Throughout my time building the GPU rigid body engine in my last article, I’d been doing Quest 2 builds to see how far I was from running acceptably on there.
The Quest 2 is a funny little device with deliberately underclocked CPU cores. So if you want to make a flashy demo, your best best is to do as much on the GPU as you can. Still, that little Adreno 650 is not a desktop GPU, so there are limits.
Scaling it Down #
After I couldn’t get the fidelity I wanted on my full rigid body engine, I decided to scale back down to an earlier prototype I’d written using just spheres, and use regular particle XPBD to save on cycles and bandwidth.
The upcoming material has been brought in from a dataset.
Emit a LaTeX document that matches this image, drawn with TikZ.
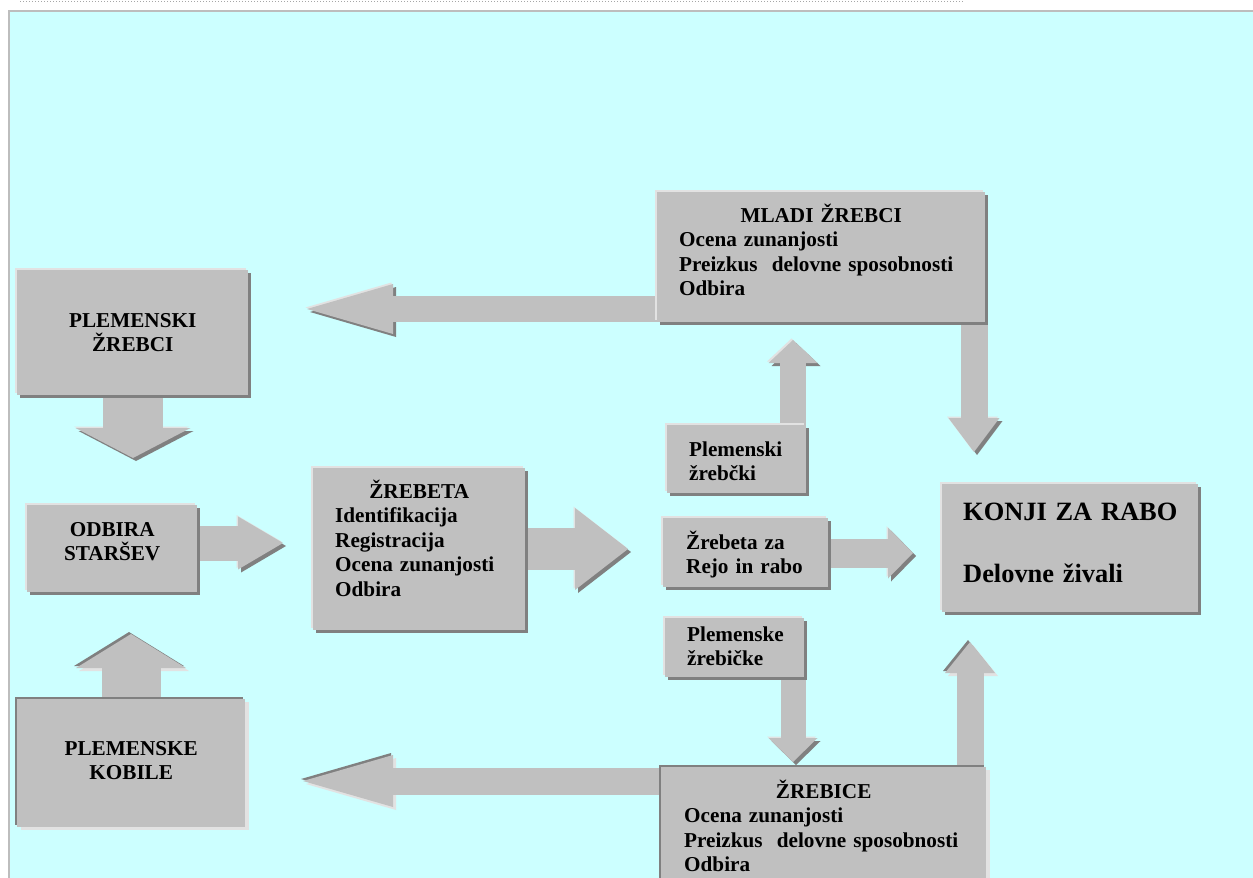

I ended up building a quick little demo which ran beautifully even on the Quest 2 and was a delight to play with:
You might think all those balls flying around would be a bit overwhelming, but I’ve given this demo to people of a variety of age groups who don’t play VR (or computer games in general) and they’ve all found it delightful.
I was pretty proud of getting something so dynamic and scaled up running at 90FPS on the Quest!
The Joy of Building #
So if I’ve given it as a demo and people loved it, why isn’t this a shipped product? By the middle of 2022, I was facing a conflict. On the one hand, I “needed” to use an engine like Unity in order to ship a product before my savings ran out, on the other hand using Unity was very mentally draining.
Plainly, I wasn’t having fun. I love building things, but once I’d finished my shaders and had to move into the rest of the engine I quickly lost my motivation to continue working on the project. It was clear that as long as I was in Unity, most of the work of solo dev was going to be things I didn’t enjoy.
After a trip back home to visit family, and another briefly flirting with the idea of going back to Defence work, I began the process of sorting out supervisors and funding for a PhD.